Ramadan was recently interviewed by the Swiss magazine, L’illustré, where Arnaud Bédat asked him to comment on the fears of his fellow citizens. (Translation by Rashed Chowdhury.)
Tariq Ramadan: One must respect the fear of ordinary citizens, while one also must resist in civic fashion populist parties which are instrumentalising fear in order to win elections. The majority of our fellow Swiss citizens are not racists: they are afraid and they would like to understand. Swiss people of the Muslim faith have a real responsibility to communicate and explain…. At the same time, one must refuse to allow populism to install itself. The problem is that the UDC [the Democratic Union of the Centre, another name for the Swiss People’s Party] initiative is using the symbol of the minaret to target Islam as a religion. I have had debates with Mr. Freysinger. [Oskar Freysinger is a parliamentarian in the Swiss People’s Party and a driving force in the campaign.] What does he say? That “Islam is not integratable into Swiss society.” So he says to me, to me, and I am Swiss like him, that “You are not a good Swiss person, you cannot be one, since your quality of being a Muslim prevents you from being a good Swiss person.” That is the foundation of the debate: the problem is Islam, not minarets.
Arnaud Bédat: But the minaret, you write so yourself, is not a pillar of Muslim faith.
TR: Yes, but is that a reason to say “Since it is not an obligation, you don’t need it”?… Does it have to be that the only good Swiss Muslim is an invisible Muslim? Is this the future of our pluralism and of our living together?
AB: Numerous Islamic countries forbid other religions on their territory — there are no churches or synagogues in Saudi Arabia, for example. Is it not ultimately logical that part of the West reject Islam on its territory?

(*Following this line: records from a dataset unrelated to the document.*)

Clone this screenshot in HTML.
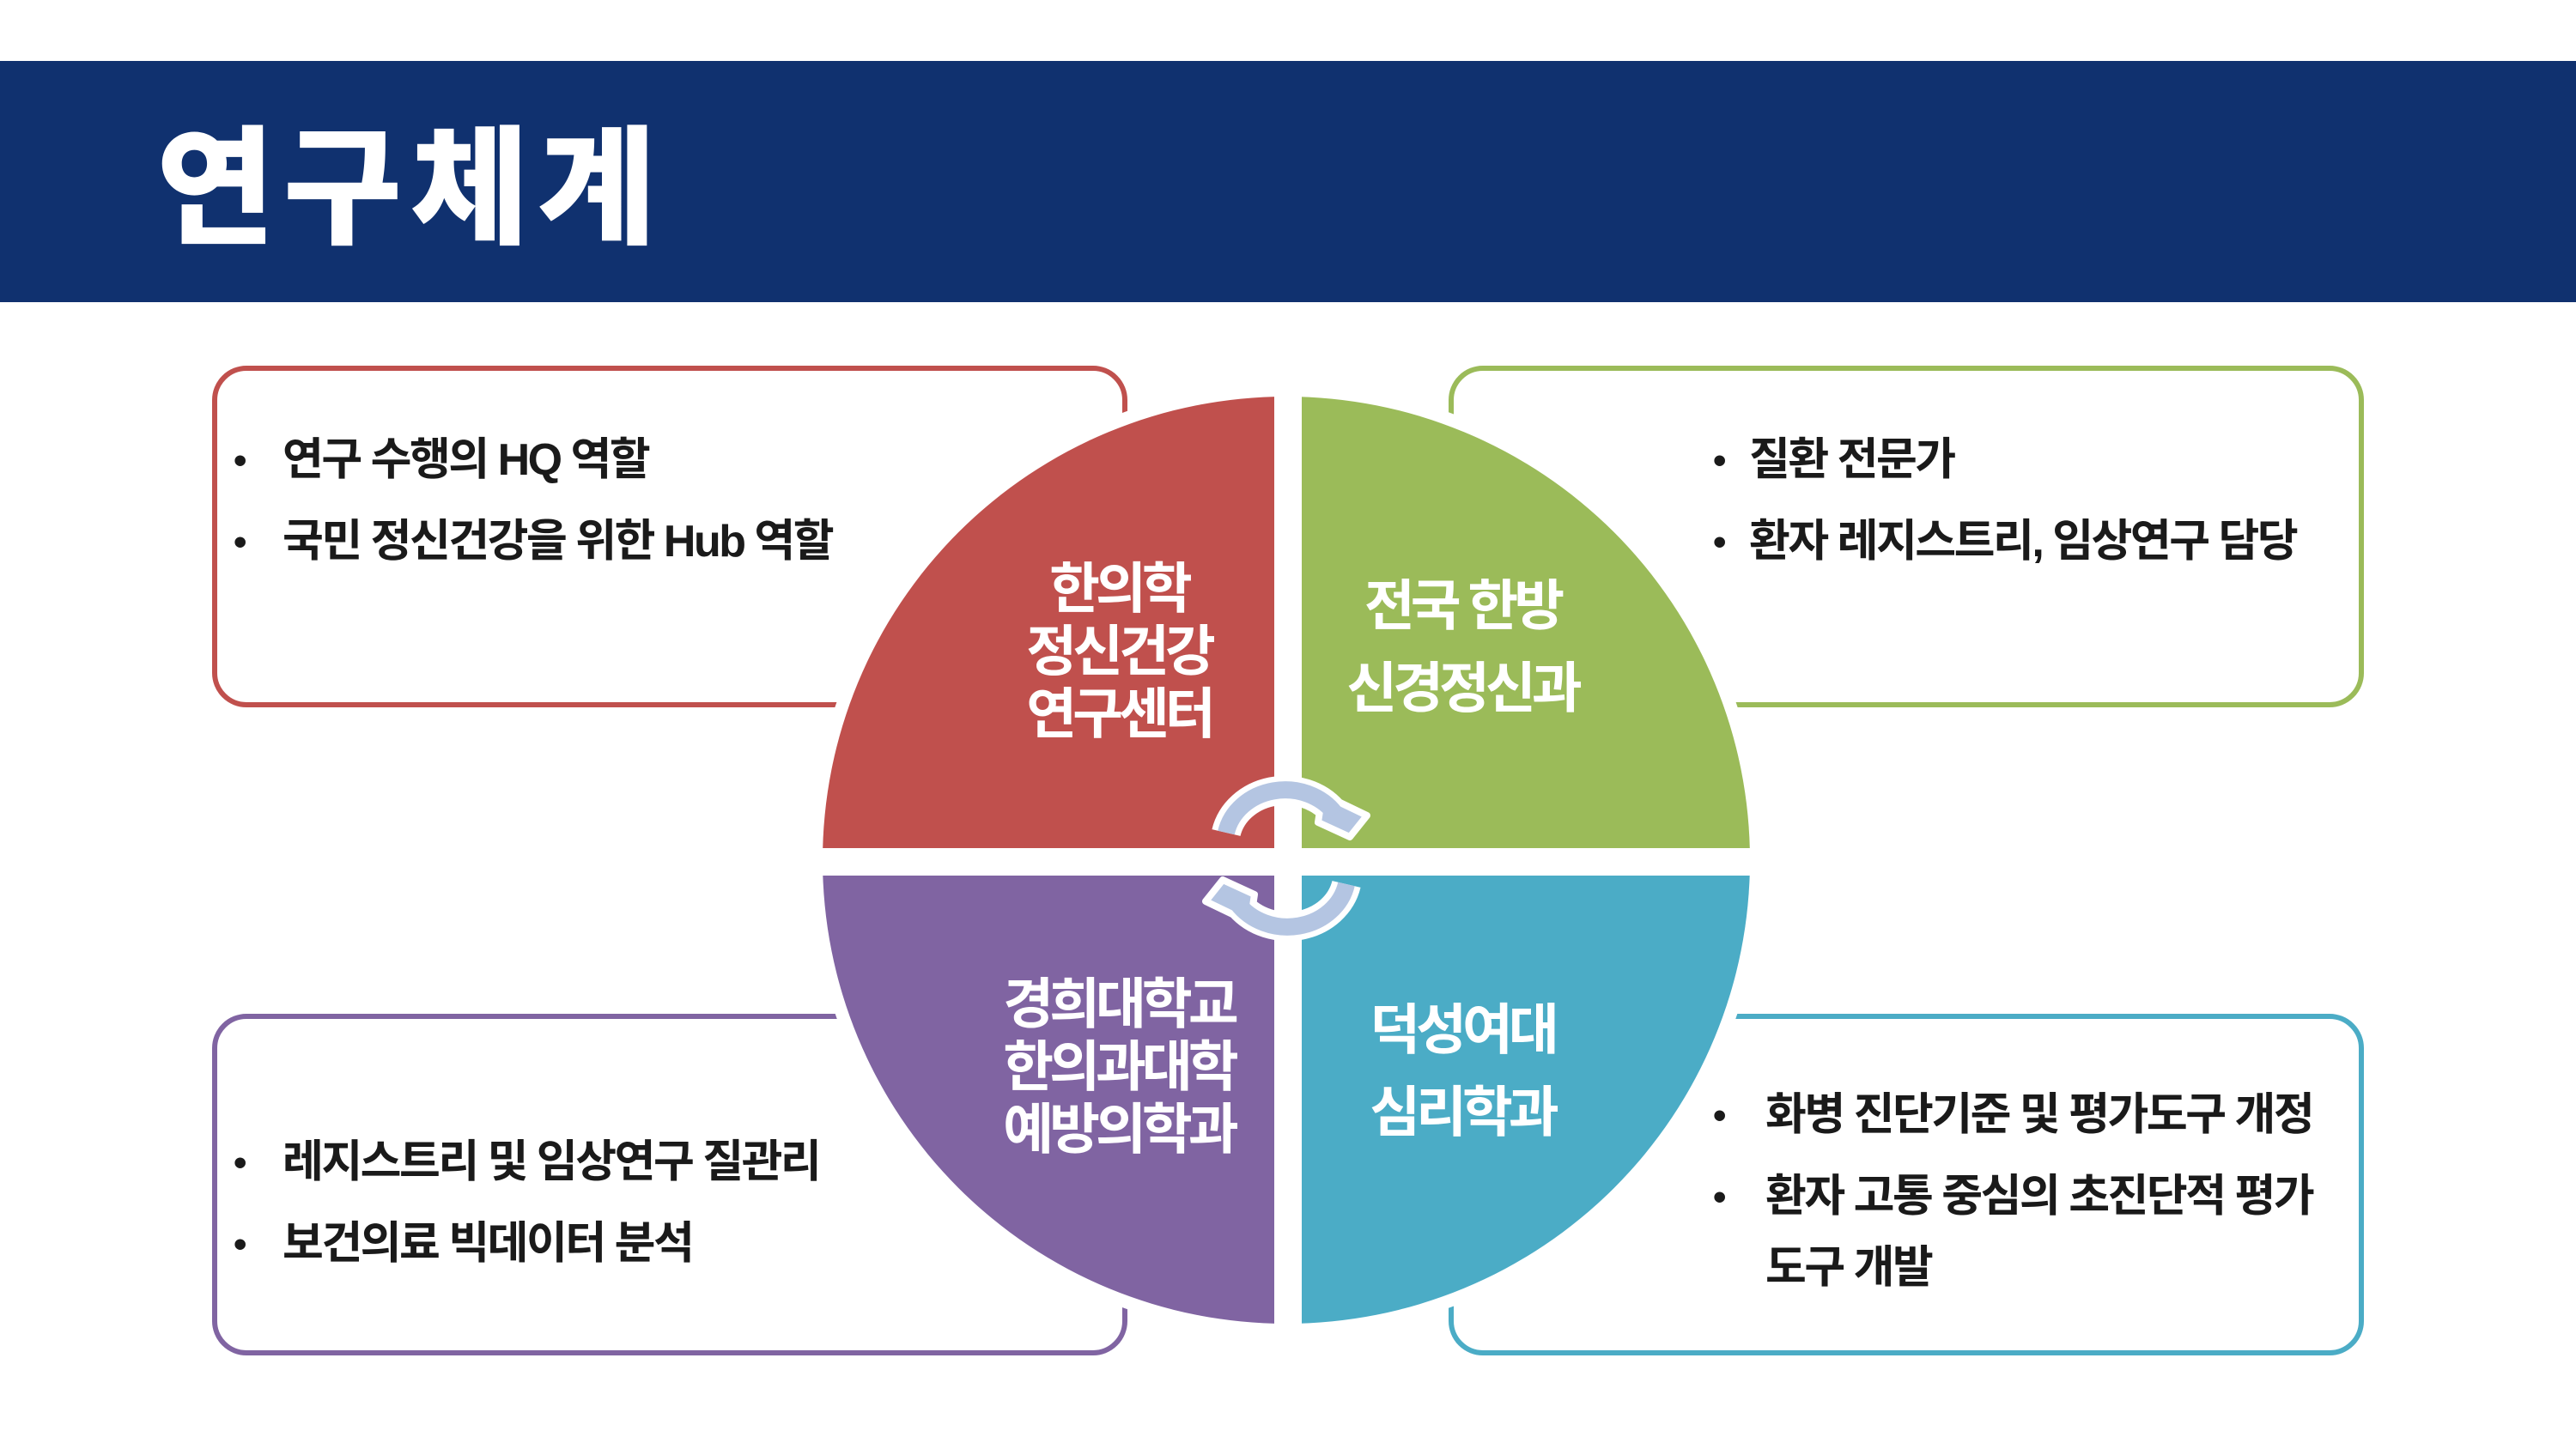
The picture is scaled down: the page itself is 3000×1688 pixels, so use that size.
<!DOCTYPE html>
<html><head><meta charset="utf-8"><style>
body{margin:0;width:3000px;height:1688px;background:#fff;position:relative;overflow:hidden;font-family:"Liberation Sans","Noto Sans CJK KR",sans-serif;}
.hdr{position:absolute;left:0;top:71px;width:3000px;height:281px;background:#10316f;}
.title{position:absolute;left:182px;top:125px;font-size:150px;font-weight:900;color:#fff;letter-spacing:10px;line-height:190px;}
.box{position:absolute;box-sizing:border-box;border:6px solid;border-radius:40px;background:#fff;}
.t{position:absolute;font-size:52px;font-weight:700;color:#1a1a1a;letter-spacing:-2.5px;line-height:95px;white-space:nowrap;margin-top:4px;}
.b{position:absolute;font-size:44px;font-weight:700;color:#1a1a1a;line-height:95px;margin-top:4px;}
.q{position:absolute;width:600px;text-align:center;color:#fff;font-weight:700;font-size:64px;letter-spacing:-5px;white-space:nowrap;}
</style></head><body>
<div class="hdr"></div>
<div class="title">연구체계</div>
<div class="box" style="left:247px;top:426px;width:1066px;height:398px;border-color:#c0504d"></div>
<div class="box" style="left:1687px;top:426px;width:1066px;height:398px;border-color:#9bbb59"></div>
<div class="box" style="left:247px;top:1181px;width:1066px;height:398px;border-color:#8064a2"></div>
<div class="box" style="left:1687px;top:1181px;width:1066px;height:398px;border-color:#4bacc6"></div>
<svg style="position:absolute;left:0;top:0" width="3000" height="1688">
<circle cx="1498" cy="1002" r="555" fill="#fff"/>
<path d="M1498 1002 L958 1002 A540 540 0 0 1 1498 462 Z" fill="#c0504d"/>
<path d="M1498 1002 L1498 462 A540 540 0 0 1 2038 1002 Z" fill="#9bbb59"/>
<path d="M1498 1002 L958 1002 A540 540 0 0 0 1498 1542 Z" fill="#8064a2"/>
<path d="M1498 1002 L1498 1542 A540 540 0 0 0 2038 1002 Z" fill="#4bacc6"/>
<rect x="1484" y="440" width="32" height="1130" fill="#fff"/>
<rect x="940" y="988" width="1120" height="32" fill="#fff"/>
<g fill="none" stroke-linecap="butt">
<path d="M1428 970 A70 62 0 0 1 1552 945" stroke="#fff" stroke-width="34"/>
<path d="M1568 1030 A70 62 0 0 1 1444 1055" stroke="#fff" stroke-width="34"/>
</g>
<polygon points="1540,925 1592,950 1572,975 1535,958" fill="#b4c5e2" stroke="#fff" stroke-width="8" stroke-linejoin="round"/>
<polygon points="1456,1075 1404,1050 1424,1025 1461,1042" fill="#b4c5e2" stroke="#fff" stroke-width="8" stroke-linejoin="round"/>
<g fill="none">
<path d="M1428 970 A70 62 0 0 1 1555 948" stroke="#b4c5e2" stroke-width="20"/>
<path d="M1568 1030 A70 62 0 0 1 1441 1052" stroke="#b4c5e2" stroke-width="20"/>
</g>
</svg>
<div class="q" style="left:1003px;top:650px;line-height:73px">한의학<br>정신건강<br>연구센터</div>
<div class="q" style="left:1403px;top:658px;line-height:96px">전국 한방<br>신경정신과</div>
<div class="q" style="left:1003px;top:1134px;line-height:73px">경희대학교<br>한의과대학<br>예방의학과</div>
<div class="q" style="left:1403px;top:1152px;line-height:96px">덕성여대<br>심리학과</div>

<div class="b" style="left:272px;top:485px">•</div><div class="t" style="left:329px;top:485px">연구 수행의 HQ 역할</div>
<div class="b" style="left:272px;top:580px">•</div><div class="t" style="left:329px;top:580px">국민 정신건강을 위한 Hub 역할</div>
<div class="b" style="left:1995px;top:485px">•</div><div class="t" style="left:2037px;top:485px">질환 전문가</div>
<div class="b" style="left:1995px;top:580px">•</div><div class="t" style="left:2037px;top:580px">환자 레지스트리, 임상연구 담당</div>
<div class="b" style="left:272px;top:1303px">•</div><div class="t" style="left:329px;top:1303px">레지스트리 및 임상연구 질관리</div>
<div class="b" style="left:272px;top:1398px">•</div><div class="t" style="left:329px;top:1398px">보건의료 빅데이터 분석</div>
<div class="b" style="left:1995px;top:1248px">•</div><div class="t" style="left:2056px;top:1248px">화병 진단기준 및 평가도구 개정</div>
<div class="b" style="left:1995px;top:1343px">•</div><div class="t" style="left:2056px;top:1343px">환자 고통 중심의 초진단적 평가</div>
<div class="t" style="left:2056px;top:1426px">도구 개발</div>
</body></html>
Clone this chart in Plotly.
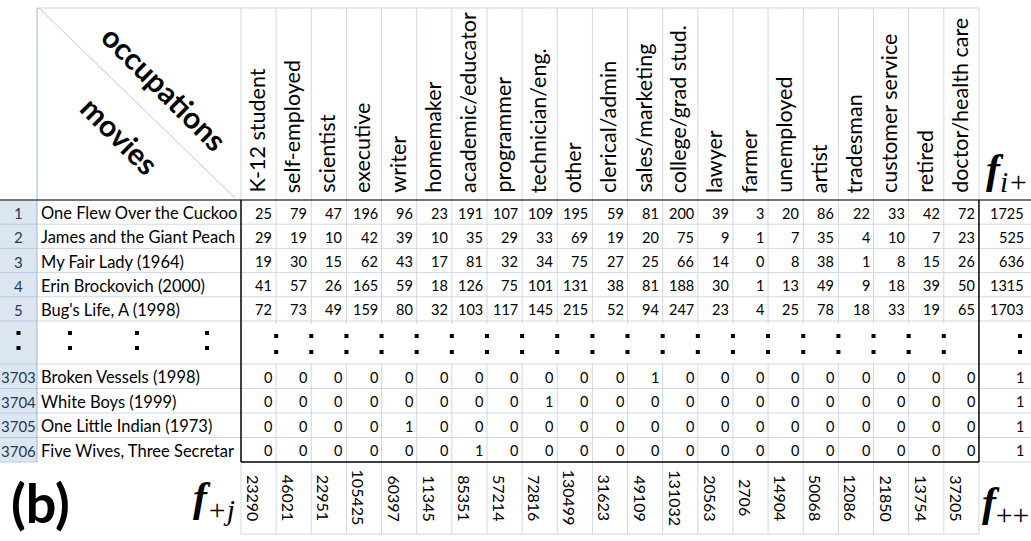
import plotly.graph_objects as go

# ------------------------------------------------------------
# data: movie x occupation counts (MovieLens), first / last rows
# ------------------------------------------------------------
occupations = ["K-12 student", "self-employed", "scientist", "executive", "writer",
               "homemaker", "academic/educator", "programmer", "technician/eng.", "other",
               "clerical/admin", "sales/marketing", "college/grad stud.", "lawyer", "farmer",
               "unemployed", "artist", "tradesman", "customer service", "retired",
               "doctor/health care"]

movie_ids = ["1", "2", "3", "4", "5", "3703", "3704", "3705", "3706"]
movie_titles = ["One Flew Over the Cuckoo", "James and the Giant Peach", "My Fair Lady (1964)",
                "Erin Brockovich (2000)", "Bug's Life, A (1998)", "Broken Vessels (1998)",
                "White Boys (1999)", "One Little Indian (1973)", "Five Wives, Three Secretar"]

one_flew     = [25, 79, 47, 196, 96, 23, 191, 107, 109, 195, 59, 81, 200, 39, 3, 20, 86, 22, 33, 42, 72]
giant_peach  = [29, 19, 10, 42, 39, 10, 35, 29, 33, 69, 19, 20, 75, 9, 1, 7, 35, 4, 10, 7, 23]
fair_lady    = [19, 30, 15, 62, 43, 17, 81, 32, 34, 75, 27, 25, 66, 14, 0, 8, 38, 1, 8, 15, 26]
brockovich   = [41, 57, 26, 165, 59, 18, 126, 75, 101, 131, 38, 81, 188, 30, 1, 13, 49, 9, 18, 39, 50]
bugs_life    = [72, 73, 49, 159, 80, 32, 103, 117, 145, 215, 52, 94, 247, 23, 4, 25, 78, 18, 33, 19, 65]
broken_vess  = [0, 0, 0, 0, 0, 0, 0, 0, 0, 0, 0, 1, 0, 0, 0, 0, 0, 0, 0, 0, 0]
white_boys   = [0, 0, 0, 0, 0, 0, 0, 0, 1, 0, 0, 0, 0, 0, 0, 0, 0, 0, 0, 0, 0]
little_ind   = [0, 0, 0, 0, 1, 0, 0, 0, 0, 0, 0, 0, 0, 0, 0, 0, 0, 0, 0, 0, 0]
five_wives   = [0, 0, 0, 0, 0, 0, 1, 0, 0, 0, 0, 0, 0, 0, 0, 0, 0, 0, 0, 0, 0]
counts = [one_flew, giant_peach, fair_lady, brockovich, bugs_life,
          broken_vess, white_boys, little_ind, five_wives]

row_totals = [1725, 525, 636, 1315, 1703, 1, 1, 1, 1]
col_totals = [23290, 46021, 22951, 105425, 60397, 11345, 85351, 57214, 72816, 130499,
              31623, 49109, 131032, 20563, 2706, 14904, 50068, 12086, 21850, 13754, 37205]

# ------------------------------------------------------------
# sheet geometry (pixels)
# ------------------------------------------------------------
W, H = 1031, 541
FONT = "Lato"
MATH = "Liberation Serif"
GRID = "#d0d7e5"
HEAD_LINE = "#9eb6ce"

X_NUM = 37          # right edge of row-number column
X_DATA = 241        # first occupation column
COL_W = 35.14
NC = len(occupations)
X_END = X_DATA + COL_W * NC
Y_TOP = 8
Y_HEAD = 200
RH_TOP = 24.2
RH_BOT = 24.5
Y_GAP0 = Y_HEAD + 5 * RH_TOP
Y_GAP1 = 364
Y_BODY = Y_GAP1 + 4 * RH_BOT
Y_FOOT = 534

row_top = [Y_HEAD + i * RH_TOP for i in range(5)] + [Y_GAP1 + i * RH_BOT for i in range(4)]
row_h = [RH_TOP] * 5 + [RH_BOT] * 4
col_left = [X_DATA + k * COL_W for k in range(NC + 1)]


def txt(x, y, s, size, xa="center", ya="middle", angle=0, family=FONT, color="black"):
    return dict(x=x, y=y, xref="x", yref="y", text=s, showarrow=False,
                xanchor=xa, yanchor=ya, textangle=angle, borderpad=0,
                font=dict(family=family, size=size, color=color))


def line(x0, y0, x1, y1, color=GRID, width=1):
    return dict(type="line", xref="x", yref="y", x0=x0, y0=y0, x1=x1, y1=y1,
                line=dict(color=color, width=width), layer="above")


shapes = []
ann = []

# row-number column background
shapes.append(dict(type="rect", xref="x", yref="y", x0=0, x1=X_NUM, y0=Y_HEAD, y1=Y_BODY,
                   fillcolor="#dce6f1", line=dict(width=0), layer="below"))

# horizontal gridlines inside the body
for y in row_top[1:] + [Y_GAP0]:
    shapes.append(line(0, y, X_NUM, y, "#b9cbe0"))
    shapes.append(line(X_NUM, y, W, y))
shapes.append(line(0, Y_BODY, X_NUM, Y_BODY, "#b9cbe0"))
shapes.append(line(X_END, Y_BODY, W, Y_BODY))

# vertical gridlines (interrupted by the ellipsis row)
for k in range(1, NC):
    x = col_left[k]
    shapes.append(line(x, Y_TOP, x, Y_GAP0 + 3))
    shapes.append(line(x, Y_GAP1, x, Y_FOOT))
shapes.append(line(X_DATA, Y_TOP, X_DATA, Y_HEAD))
shapes.append(line(X_END, Y_TOP, X_END, Y_HEAD))
shapes.append(line(X_DATA, Y_BODY, X_DATA, Y_FOOT))
shapes.append(line(X_END, Y_BODY, X_END, Y_FOOT))
shapes.append(line(X_DATA, Y_FOOT, X_END, Y_FOOT))

# header frame + diagonal
shapes.append(line(X_NUM, Y_TOP, X_END, Y_TOP))
shapes.append(line(X_NUM, Y_TOP, X_NUM, Y_BODY, HEAD_LINE))
shapes.append(line(X_NUM + 2, Y_TOP, X_DATA - 6, Y_HEAD - 2, "#c3c9d3"))

# dark header rule and black frame round the counts
shapes.append(line(0, Y_HEAD, W, Y_HEAD, "#4a4a4a", 1.6))
shapes.append(line(X_DATA, Y_HEAD, X_DATA, Y_BODY, "black", 1.5))
shapes.append(line(X_END, Y_HEAD, X_END, Y_BODY, "black", 1.5))
shapes.append(line(X_DATA, Y_BODY, X_END, Y_BODY, "black", 1.5))

# corner labels
ann.append(txt(165, 88, "<b>occupations</b>", 30, angle=45))
ann.append(txt(120, 135, "<b>movies</b>", 30, angle=45))

# occupation headers
for k, name in enumerate(occupations):
    ann.append(txt(col_left[k] + COL_W / 2 - 2, Y_HEAD - 6, name, 21.5, ya="bottom", angle=-90))

# body rows
for i in range(len(movie_ids)):
    yc = row_top[i] + row_h[i] / 2 + 1
    ann.append(txt(X_NUM / 2, yc, movie_ids[i], 15, color="#243a55"))
    ann.append(txt(X_NUM + 3, yc, movie_titles[i], 16.5, xa="left"))
    for k, v in enumerate(counts[i]):
        ann.append(txt(col_left[k + 1] - 3, yc, str(v), 14.5, xa="right"))
    ann.append(txt(W - 6, yc, str(row_totals[i]), 14.5, xa="right"))

# column totals, rotated
for k, v in enumerate(col_totals):
    ann.append(txt(col_left[k] + 13, (Y_BODY + Y_FOOT) / 2, str(v), 16, angle=90))

# ellipsis row
dot_x = [X_NUM / 2, 70, 137, 207]
dot_x2 = [col_left[k] for k in range(1, NC)] + [1020]
fig = go.Figure()
fig.add_trace(go.Scatter(
    x=dot_x + dot_x + dot_x2 + dot_x2,
    y=[333] * len(dot_x) + [348] * len(dot_x) + [336] * len(dot_x2) + [352] * len(dot_x2),
    mode="markers", marker=dict(symbol="square", size=4, color="black"),
    hoverinfo="skip"))

# formula labels
ann.append(txt(40, 502, "<b>(b)</b>", 54))
ann.append(txt(214, 500, "<b><i>f</i></b><sub><i>+j</i></sub>", 42, family=MATH))
ann.append(txt(1007, 172, "<b><i>f</i></b><sub><i>i+</i></sub>", 42, family=MATH))
ann.append(txt(1005, 505, "<b><i>f</i></b><sub>++</sub>", 42, family=MATH))

fig.update_layout(
    width=W, height=H,
    margin=dict(l=0, r=0, t=0, b=0),
    paper_bgcolor="white", plot_bgcolor="white",
    showlegend=False,
    xaxis=dict(range=[0, W], visible=False, fixedrange=True),
    yaxis=dict(range=[H, 0], visible=False, fixedrange=True),
    shapes=shapes, annotations=ann,
)

# drop the page's default body margin so the sheet sits at the window corner
fig.write_html("out.html", config={"displayModeBar": False},
               post_script="document.body.style.margin='0';")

TR: This is the oft-repeated argument of reciprocity. It is untenable. Respect for the rights and dignity of people is not a question of trade. It falls to us, to us in Switzerland, to preserve our principles of respect, and to not allow ourselves to be colonised by the unacceptable practices of other societies. Let us say first of all that it is wrong to say that religious minorities are always discriminated against in Muslim-majority societies. There are synagogues, churches and temples [there]. However, one should not deny the fact that discrimination and the denial of rights do occur, as in Saudi Arabia. One cannot hold Swiss citizens and residents of Muslim faith responsible for the actions of certain dictatorial governments from which they have often, by the way, fled for political or economic reasons. What one can expect from them [Swiss Muslims], nevertheless, from a moral point of view, is a denunciation of discrimination and ill treatment. That is something I do not stop doing, which has closed the doors of several countries, such as Saudi Arabia, to me.
AB: Do you dream, as you detractors claim, of a world that is entirely Muslim?
TR: No. I was born, have lived and have studied in Switzerland; my whole philosophical education comes from that. I have always believed that those who do not share my beliefs allow me to be more myself. The absolute power or uniformisation of a religion on earth would mean corruption and death. The worst that could happen to Muslims is if the whole world became Muslim! That is not even what God’s project is. There has to be diversity and difference. Because difference teaches us humility and respect.
To which I would add: The cultural ecosystem, or the ethnosphere as Wade Davis has named it, thrives on diversity.
Monoculture is inherently unstable because it lacks the strength that comes from constant adaptation necessitated by complexity and constant change.
Think about it. What would Europe be had it never been open to the influence of foreign cultures?
Christianity wasn’t born in Zurich — it came from the Middle East!
thanks Paul, great post. I am still sort of digesting this all! Unreal.